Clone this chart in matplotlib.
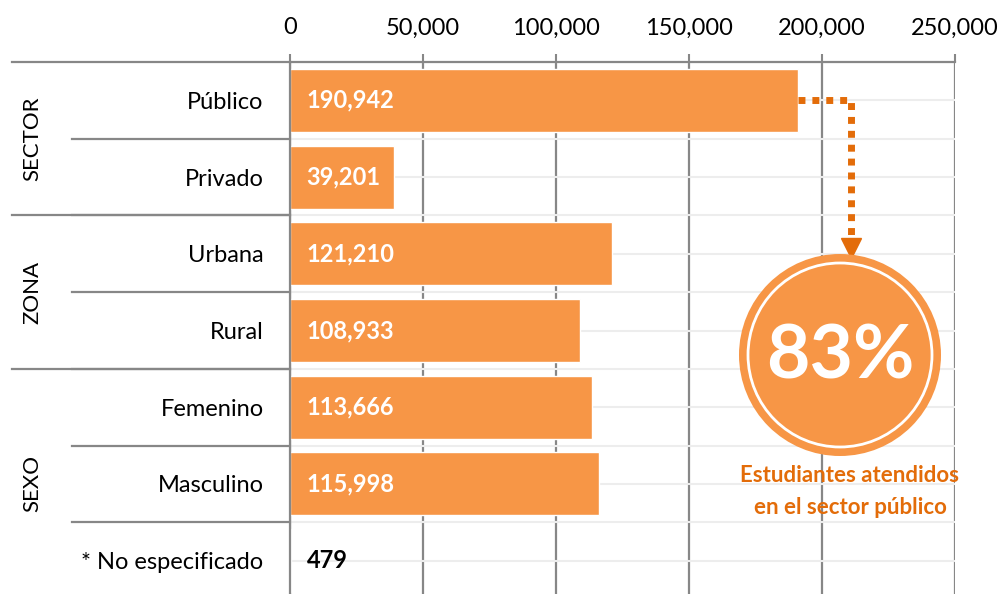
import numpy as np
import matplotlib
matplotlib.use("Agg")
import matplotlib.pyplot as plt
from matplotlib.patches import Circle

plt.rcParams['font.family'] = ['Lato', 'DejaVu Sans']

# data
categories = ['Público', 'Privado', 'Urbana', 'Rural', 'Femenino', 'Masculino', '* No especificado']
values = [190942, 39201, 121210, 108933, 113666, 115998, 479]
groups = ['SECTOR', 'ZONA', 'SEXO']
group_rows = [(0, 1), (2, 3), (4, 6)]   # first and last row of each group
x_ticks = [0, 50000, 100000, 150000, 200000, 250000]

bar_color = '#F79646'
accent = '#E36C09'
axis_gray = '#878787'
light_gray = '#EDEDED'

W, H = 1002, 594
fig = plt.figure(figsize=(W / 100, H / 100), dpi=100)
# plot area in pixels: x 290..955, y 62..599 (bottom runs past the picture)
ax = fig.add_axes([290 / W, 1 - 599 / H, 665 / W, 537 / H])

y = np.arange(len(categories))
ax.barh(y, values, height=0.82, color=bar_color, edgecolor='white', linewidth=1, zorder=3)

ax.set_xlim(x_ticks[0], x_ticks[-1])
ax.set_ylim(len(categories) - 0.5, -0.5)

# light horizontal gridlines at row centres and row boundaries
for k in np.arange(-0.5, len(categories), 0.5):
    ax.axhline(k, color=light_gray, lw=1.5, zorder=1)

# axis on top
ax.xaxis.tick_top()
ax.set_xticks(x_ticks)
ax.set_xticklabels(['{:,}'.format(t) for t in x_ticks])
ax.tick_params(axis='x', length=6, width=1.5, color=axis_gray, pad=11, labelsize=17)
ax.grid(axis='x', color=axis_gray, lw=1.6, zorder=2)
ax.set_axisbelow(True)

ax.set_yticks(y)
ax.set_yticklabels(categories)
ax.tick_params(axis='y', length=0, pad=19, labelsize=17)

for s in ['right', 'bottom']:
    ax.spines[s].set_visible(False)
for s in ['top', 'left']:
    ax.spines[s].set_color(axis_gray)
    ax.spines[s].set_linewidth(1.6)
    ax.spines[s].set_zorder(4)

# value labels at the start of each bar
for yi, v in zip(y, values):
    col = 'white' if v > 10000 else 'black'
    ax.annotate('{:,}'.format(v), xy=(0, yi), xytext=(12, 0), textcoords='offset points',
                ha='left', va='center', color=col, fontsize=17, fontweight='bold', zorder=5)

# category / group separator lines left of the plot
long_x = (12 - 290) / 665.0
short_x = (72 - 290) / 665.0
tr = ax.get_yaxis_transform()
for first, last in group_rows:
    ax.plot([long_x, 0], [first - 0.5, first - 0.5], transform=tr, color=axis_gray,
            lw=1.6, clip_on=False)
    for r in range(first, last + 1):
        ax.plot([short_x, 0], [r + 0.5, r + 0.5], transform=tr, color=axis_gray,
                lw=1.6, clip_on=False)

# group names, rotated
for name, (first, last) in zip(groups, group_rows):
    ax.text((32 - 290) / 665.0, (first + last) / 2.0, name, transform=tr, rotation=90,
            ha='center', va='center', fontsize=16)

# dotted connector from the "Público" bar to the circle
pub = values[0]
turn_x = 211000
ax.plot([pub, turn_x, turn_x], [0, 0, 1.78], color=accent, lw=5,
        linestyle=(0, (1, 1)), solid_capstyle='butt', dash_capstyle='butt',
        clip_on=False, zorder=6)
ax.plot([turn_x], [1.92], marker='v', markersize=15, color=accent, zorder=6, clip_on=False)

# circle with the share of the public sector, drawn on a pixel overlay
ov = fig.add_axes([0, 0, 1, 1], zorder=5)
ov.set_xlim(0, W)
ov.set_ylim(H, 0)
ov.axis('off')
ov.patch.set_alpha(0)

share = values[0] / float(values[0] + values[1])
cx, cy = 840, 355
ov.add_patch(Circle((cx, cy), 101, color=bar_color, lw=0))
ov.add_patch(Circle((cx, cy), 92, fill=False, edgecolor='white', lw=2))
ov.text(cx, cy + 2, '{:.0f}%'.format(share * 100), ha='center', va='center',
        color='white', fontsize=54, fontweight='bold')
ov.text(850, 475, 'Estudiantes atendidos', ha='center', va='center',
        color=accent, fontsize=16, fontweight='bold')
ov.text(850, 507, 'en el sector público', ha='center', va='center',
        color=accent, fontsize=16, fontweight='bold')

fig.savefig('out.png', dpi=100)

####################

EXERCISE AIM: Write out again, exactly, the lines from the start of the listing up to the line containing "plt.rcParams['font.family'] = ['Lato', 'DejaVu", with both ends and without pictures.

WORKED SOLUTION:
Clone this chart in matplotlib.
import numpy as np
import matplotlib
matplotlib.use("Agg")
import matplotlib.pyplot as plt
from matplotlib.patches import Circle

plt.rcParams['font.family'] = ['Lato', 'DejaVu Sans']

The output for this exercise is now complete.